The Mayor of eThikwini (Durban), councillor Obed Mlaba, said the city was proud to be hosting the South African round of the series and the series' only street race.

"We want to showcase this city - its culture, its history and its people - to the rest of the world. It's a great opportunity for us to compete with the other great cities of South Africa for the attention of the outside world.

"As for 22-year-old Cape Town driver Stephen Simpson the glitz and glamour of the public spectacle was somewhat further back in his mind.

"We've learned a lot during the first half of this inaugural A1 Grand Prix season," says Simpson, who won the South African Formula Ford championship in 2000 at the age of 16 and has been pursuing a motor racing career in Europe since he was 17.

"We're up against some very experienced drivers and teams, including former F1 drivers such as Holland's Jos Verstappen, Malaysia's Alex Yoong, the Czech Republic's Tomas Enge and Ireland's Ralph Firman, as well as top GP2 drivers in the form of Switzerland's Neel Jani, France's Alex Premat and Nicolas Lapierre, and Brazil's Nelson Piquet Jr.
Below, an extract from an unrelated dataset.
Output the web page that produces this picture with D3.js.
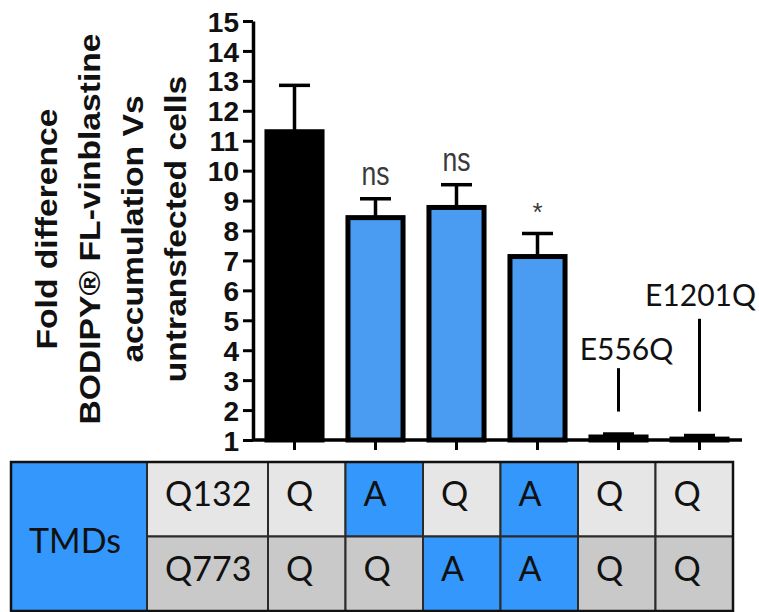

"We've improved with each race meeting and in Dubai, where our car, Vulindlela, was at its most competitive, we were just four tenths of a second off the pace. Now we must consolidate, continue to make improvements and score more points in the competition.

"The Durban race will be a big challenge for all of us. A street race is very different to a custom-made circuit, but it will be an amazing experience to compete in front of a South African crowd. I think they're in for an experience of a lifetime and with the circuit being brand new and unknown to all the drivers, the results are going to be hard to predict.

"South Africans can be sure, though, that their team will be putting in a maximum effort to do them all proud at home."

Race day

Race day dawned overcast and broody, but with enough of a promise the rain would hold off. From very early in the morning the crowds began to gather and, my didn't the Blue Waters Hotel do well.

Right opposite the hairpin at the end of the straight its balconies were bulging with race fans. On the beach side of the casino hundreds of fans waited patiently in line to cross the bridge over he track to their pit-view grandstand and even the 2 500 security people seemed to be in good spirits.

Despite managing only 18th quickest in the warmup, Stephen Simpson was the coolest person the Team RSA pits where team boss Mike Carroll and his technicians were buries knee-deep in computers trying to figure out the optimum settings for the young racer.

"Sorry, things are a tad hectic here right now," said the affable young driver, breaking off almost immediately to answer a question from "The Chief", Tokyo Sexwale, who was obviously revelling in the glare of the publicity generated by his home race.

Another person not unused to public scrutiny was President Thabo Mbeki who made a point of making his way his down the pit lane before the start of the feature race to meet the South African team personnel, saying: "We're behind you South Africa."

Emerson Fittipaldi, himself no stranger to the country or racing here, was all smiles as he looked at the crowded stands and said: "It was so good to see the people standing up waiting for the start of the race. This excitement should be the emotion of every A1 race."

The records will show the Sprint race was not good for Simpson and the Team SA car - now sporting Telkom livery in addition to the Absa colours - developed an electrical problem that put him in the pits for five laps, earning himself a huge roar of approval from the crowd when he went back onto the circuit to secure a grid place, albeit last, for the Feature race.

Keeping out of trouble he made up places when others failed in the Feature race and came home a more than creditable fifth in a race dominated by the last lap 'do or die' manoeuvre by Jos Verstappen who won for the Netherlands.

Was the A1 GP of Nations in Durban worth it? Unquestionably yes. It was a great day for motor racing, a better day for South Africa and sealed with approval of the President himself.

And now, it's just looking forward to doing it on a Durban street again next year.